**Written task**
Give only one thing: the number of lines that include the word "uses".

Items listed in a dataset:
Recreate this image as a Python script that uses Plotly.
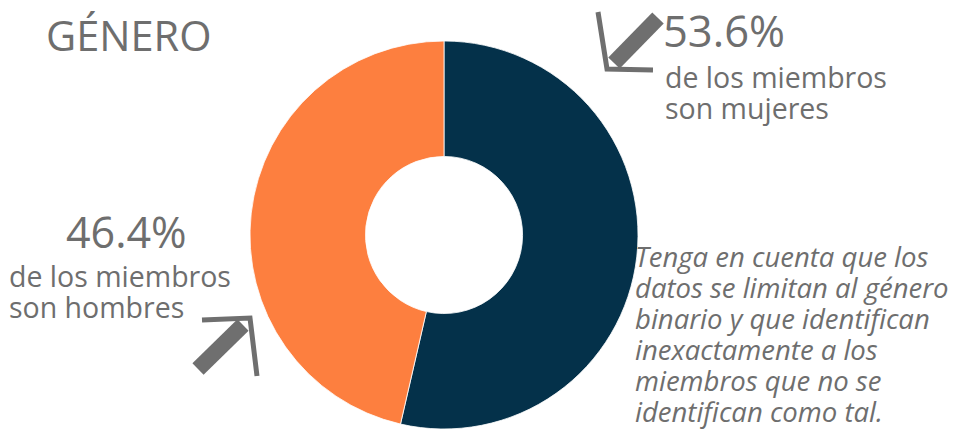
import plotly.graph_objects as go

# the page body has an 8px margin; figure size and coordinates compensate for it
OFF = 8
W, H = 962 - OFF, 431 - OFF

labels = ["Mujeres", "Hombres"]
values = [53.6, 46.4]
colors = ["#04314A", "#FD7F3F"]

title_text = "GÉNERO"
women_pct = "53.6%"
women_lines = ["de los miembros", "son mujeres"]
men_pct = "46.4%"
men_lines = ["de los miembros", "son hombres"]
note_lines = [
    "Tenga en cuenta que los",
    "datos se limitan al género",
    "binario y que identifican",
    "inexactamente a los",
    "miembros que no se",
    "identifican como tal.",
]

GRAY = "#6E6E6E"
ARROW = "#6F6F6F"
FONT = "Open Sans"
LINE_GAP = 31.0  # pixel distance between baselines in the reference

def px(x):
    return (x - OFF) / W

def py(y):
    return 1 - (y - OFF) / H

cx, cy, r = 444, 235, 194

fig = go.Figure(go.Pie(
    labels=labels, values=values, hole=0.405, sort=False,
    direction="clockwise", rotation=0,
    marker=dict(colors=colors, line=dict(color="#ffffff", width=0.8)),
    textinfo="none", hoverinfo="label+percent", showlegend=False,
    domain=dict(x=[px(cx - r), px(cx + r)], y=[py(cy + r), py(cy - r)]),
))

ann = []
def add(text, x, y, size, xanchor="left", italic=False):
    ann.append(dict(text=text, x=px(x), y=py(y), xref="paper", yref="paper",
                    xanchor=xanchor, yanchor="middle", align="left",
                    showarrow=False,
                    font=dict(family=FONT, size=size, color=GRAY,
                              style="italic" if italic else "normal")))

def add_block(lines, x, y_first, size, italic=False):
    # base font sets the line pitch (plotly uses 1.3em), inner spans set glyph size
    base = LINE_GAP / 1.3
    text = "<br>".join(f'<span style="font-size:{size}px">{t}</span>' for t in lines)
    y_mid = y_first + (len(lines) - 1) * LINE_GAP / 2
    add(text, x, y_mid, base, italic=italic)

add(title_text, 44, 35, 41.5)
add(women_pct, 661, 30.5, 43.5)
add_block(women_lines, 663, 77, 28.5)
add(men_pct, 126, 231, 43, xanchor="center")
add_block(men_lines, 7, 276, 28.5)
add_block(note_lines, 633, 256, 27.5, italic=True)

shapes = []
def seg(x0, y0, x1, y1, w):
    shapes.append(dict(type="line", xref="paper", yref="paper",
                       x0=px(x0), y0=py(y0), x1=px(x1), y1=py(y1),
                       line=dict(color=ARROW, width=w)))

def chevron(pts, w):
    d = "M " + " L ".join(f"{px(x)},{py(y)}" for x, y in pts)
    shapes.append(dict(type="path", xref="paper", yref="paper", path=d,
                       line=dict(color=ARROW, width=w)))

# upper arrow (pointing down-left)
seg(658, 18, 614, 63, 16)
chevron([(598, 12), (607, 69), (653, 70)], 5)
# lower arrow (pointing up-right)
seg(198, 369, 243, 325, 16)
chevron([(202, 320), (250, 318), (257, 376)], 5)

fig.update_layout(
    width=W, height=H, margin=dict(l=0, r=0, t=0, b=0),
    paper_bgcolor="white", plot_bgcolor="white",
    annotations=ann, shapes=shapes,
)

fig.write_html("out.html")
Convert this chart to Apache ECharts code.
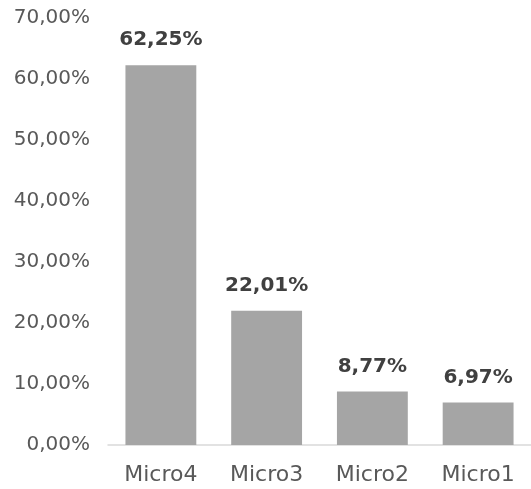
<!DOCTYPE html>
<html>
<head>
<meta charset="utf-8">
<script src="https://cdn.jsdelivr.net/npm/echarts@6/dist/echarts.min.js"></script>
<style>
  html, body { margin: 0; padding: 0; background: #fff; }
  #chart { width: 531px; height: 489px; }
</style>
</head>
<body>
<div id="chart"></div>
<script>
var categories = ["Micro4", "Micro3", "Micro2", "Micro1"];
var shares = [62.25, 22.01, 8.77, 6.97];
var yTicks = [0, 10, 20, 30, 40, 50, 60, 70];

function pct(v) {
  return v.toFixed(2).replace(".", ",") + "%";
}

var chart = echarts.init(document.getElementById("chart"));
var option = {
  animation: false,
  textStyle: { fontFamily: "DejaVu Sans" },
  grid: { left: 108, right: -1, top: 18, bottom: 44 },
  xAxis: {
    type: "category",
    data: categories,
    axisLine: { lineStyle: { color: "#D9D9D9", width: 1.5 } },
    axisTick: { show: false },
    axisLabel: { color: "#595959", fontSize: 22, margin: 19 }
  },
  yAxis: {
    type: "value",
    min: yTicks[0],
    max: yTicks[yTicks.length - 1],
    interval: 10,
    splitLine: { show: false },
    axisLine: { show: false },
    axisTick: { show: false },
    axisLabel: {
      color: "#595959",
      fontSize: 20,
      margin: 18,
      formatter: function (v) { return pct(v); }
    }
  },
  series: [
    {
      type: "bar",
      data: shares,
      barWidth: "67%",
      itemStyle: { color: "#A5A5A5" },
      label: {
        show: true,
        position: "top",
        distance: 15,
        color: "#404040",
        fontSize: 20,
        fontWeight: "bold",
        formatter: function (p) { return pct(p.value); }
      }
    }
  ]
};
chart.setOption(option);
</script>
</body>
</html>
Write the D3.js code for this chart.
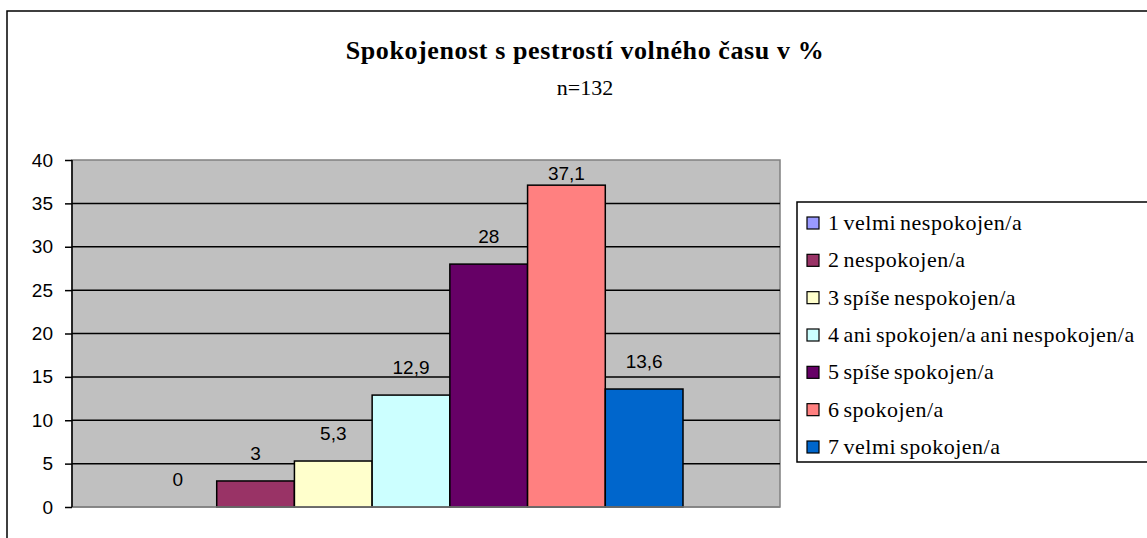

**Solution for this task**
2